Holiday Pay: the saga continues

It’s well established that workers are entitled to receive their “normal remuneration” during the four weeks of annual leave under the Working Time Directive. However, what constitutes “normal remuneration” has, and continues to be, somewhat of a grey area.

Case law confirms that “normal remuneration” should include anything intrinsically linked to the performance of the tasks which the worker is required to carry out under the contract of employment. The Employment Appeal Tribunal (EAT) has already confirmed that contractual commission payments and non-guaranteed overtime payments (where the employer is not obliged to provide the overtime, but the worker is obliged to work it if requested) should form part of such “normal remuneration”. However, the issue of voluntary overtime payments has only recently been addressed by the Tribunals in England and Wales.

In Brettle v Dudley Metropolitan Borough Council ET/1300537/15, the Employment Tribunal was required to consider whether voluntary overtime, voluntary standby allowances and voluntary call-out payments should have been included when calculating holiday pay. The Tribunal found that a number of the voluntary payments had been made with sufficient consistency and regularity to be properly described as forming part of “normal remuneration” and should therefore have been included by the Council when calculating holiday pay. Interestingly, the Employment Tribunal also relied upon the fact that workers shouldn’t be deterred from taking leave in its reasoning.

We also understand from the Unite Legal Services website that the issue of voluntary overtime and holiday pay was dealt with by the Liverpool Employment Tribunal in the case of Butt v Advel. While we have not had sight of the judgment (this was again an Employment Tribunal, rather than an EAT judgment) we understand that the Tribunal reached a similar decision to that reached in the Dudley case finding that there was both regularity and normality to the voluntary overtime carried out by the Claimant and as such the employer had breached the Working Time Regulations by failing to include this in its calculation of holiday pay.

Whilst it’s important to note that Dudley and Butt are only Employment Tribunal decisions and therefore non-binding, the cases are nevertheless very useful in terms of demonstrating the Tribunals’ approach to holiday pay calculations and the direction of travel on this issue.
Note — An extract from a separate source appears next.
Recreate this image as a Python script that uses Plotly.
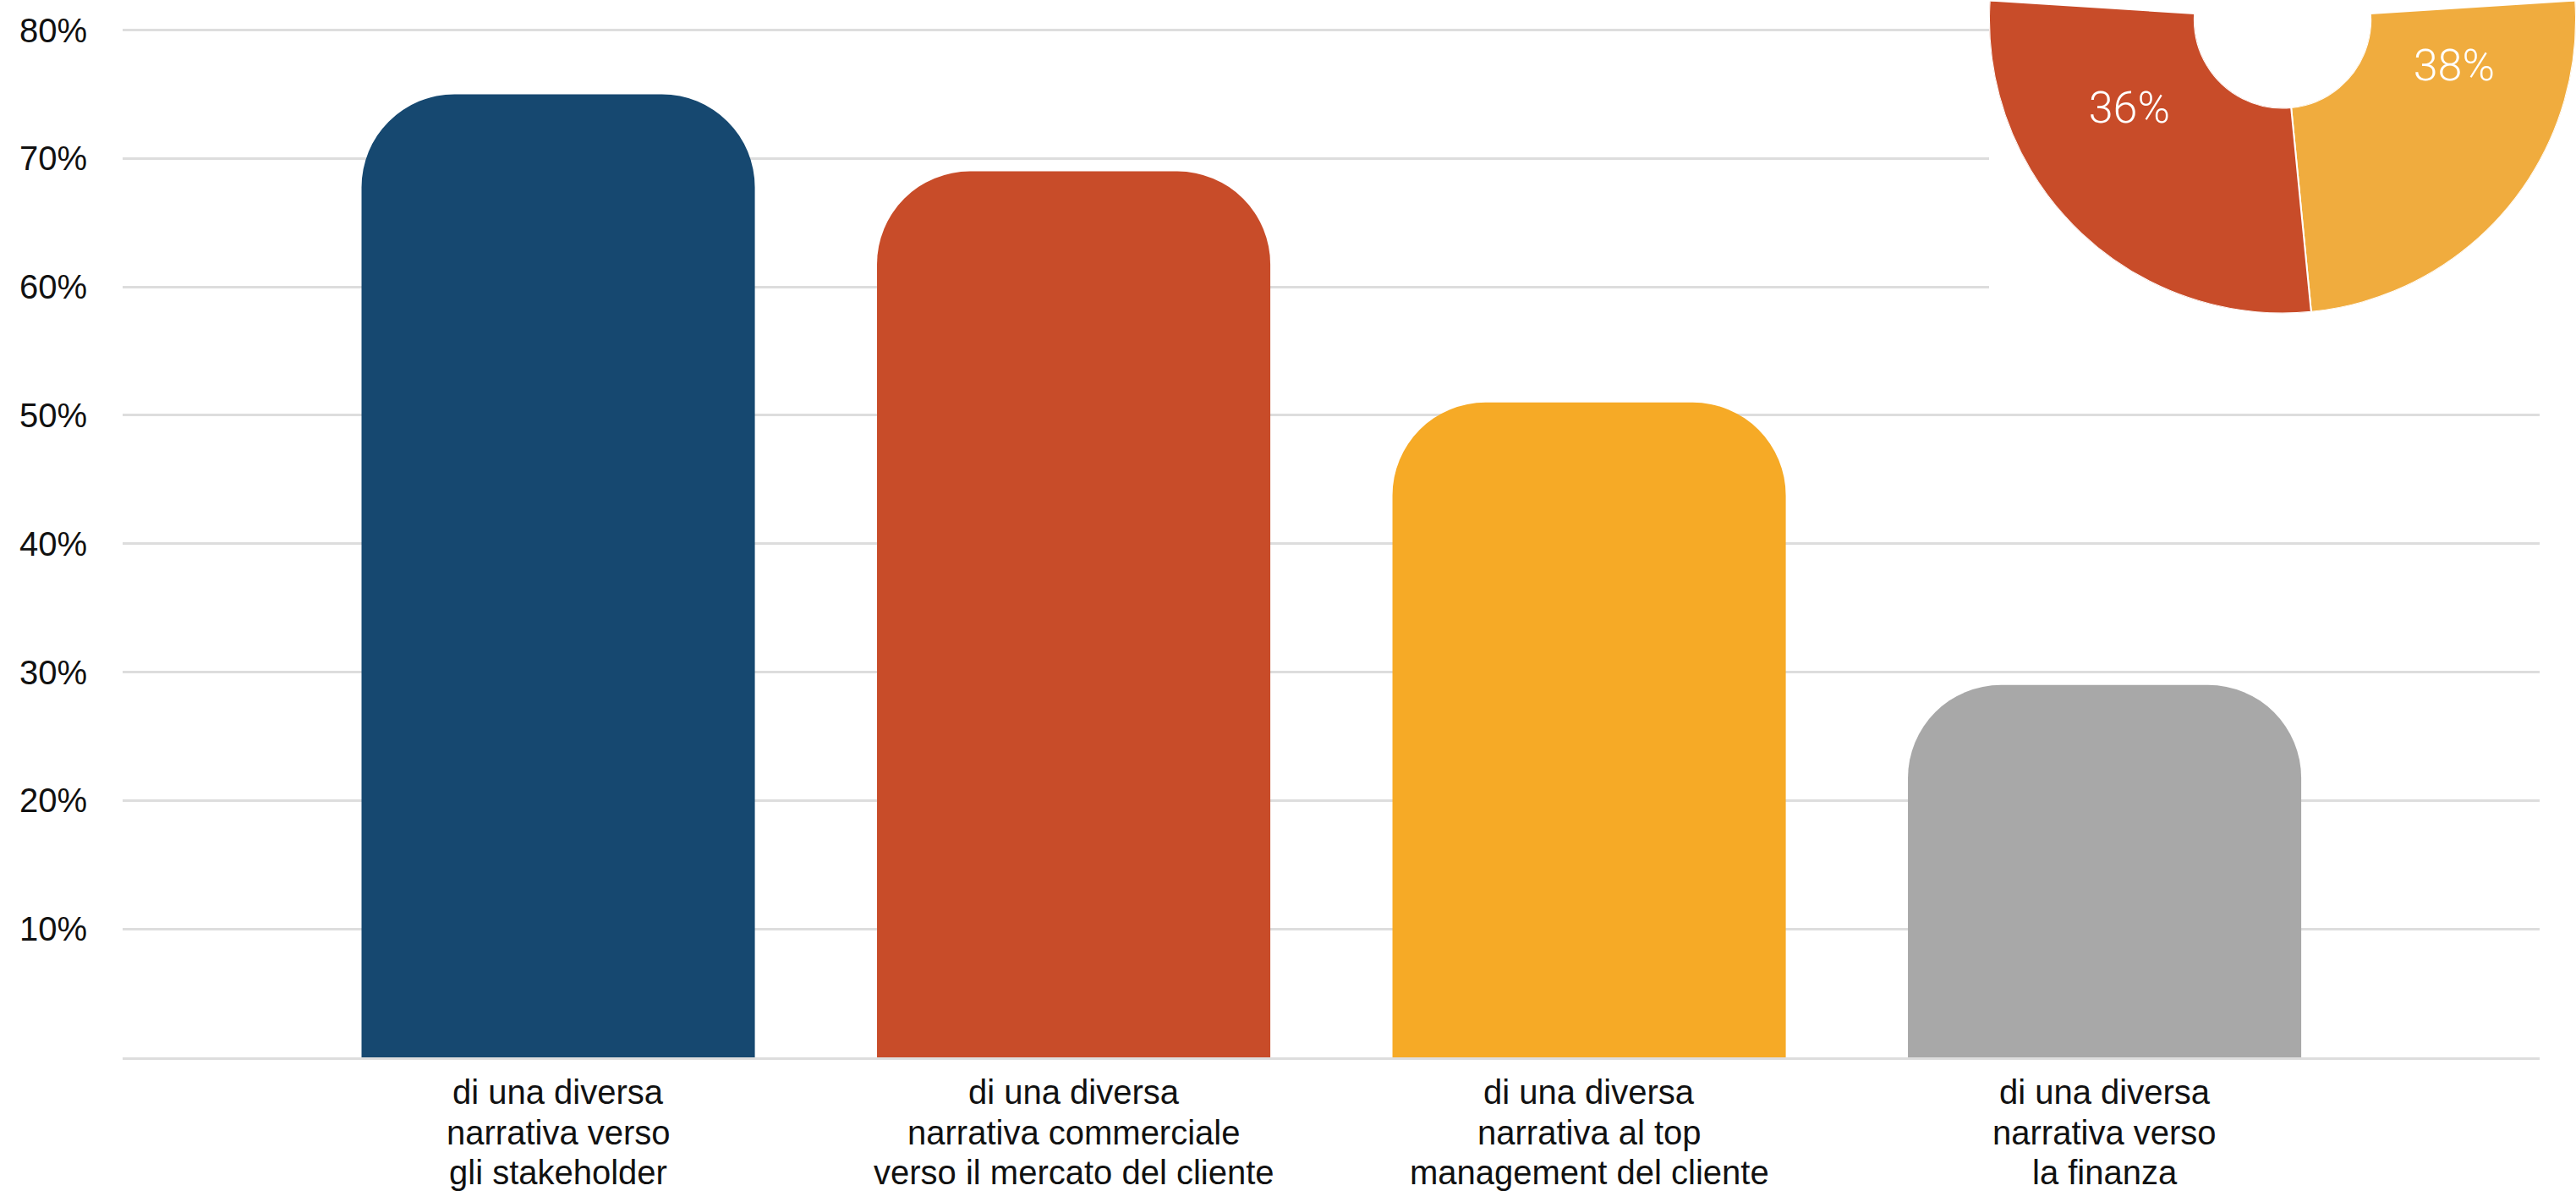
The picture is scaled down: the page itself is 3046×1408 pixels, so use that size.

It’s becoming increasingly clear that the key question is whether the remuneration is such that is “normally” received, a question that has not been examined or elucidated upon in any detail so far. When deciding this question the Tribunal will look at the individual facts of the case and in particular the frequency and regularity with which the payment is made. Hopefully more guidance will follow.

The issue of voluntary overtime payments will need to be considered by the EAT before it becomes binding. However, the decision is likely to give those employers who are not already including regularly worked voluntary overtime in holiday pay real food for thought.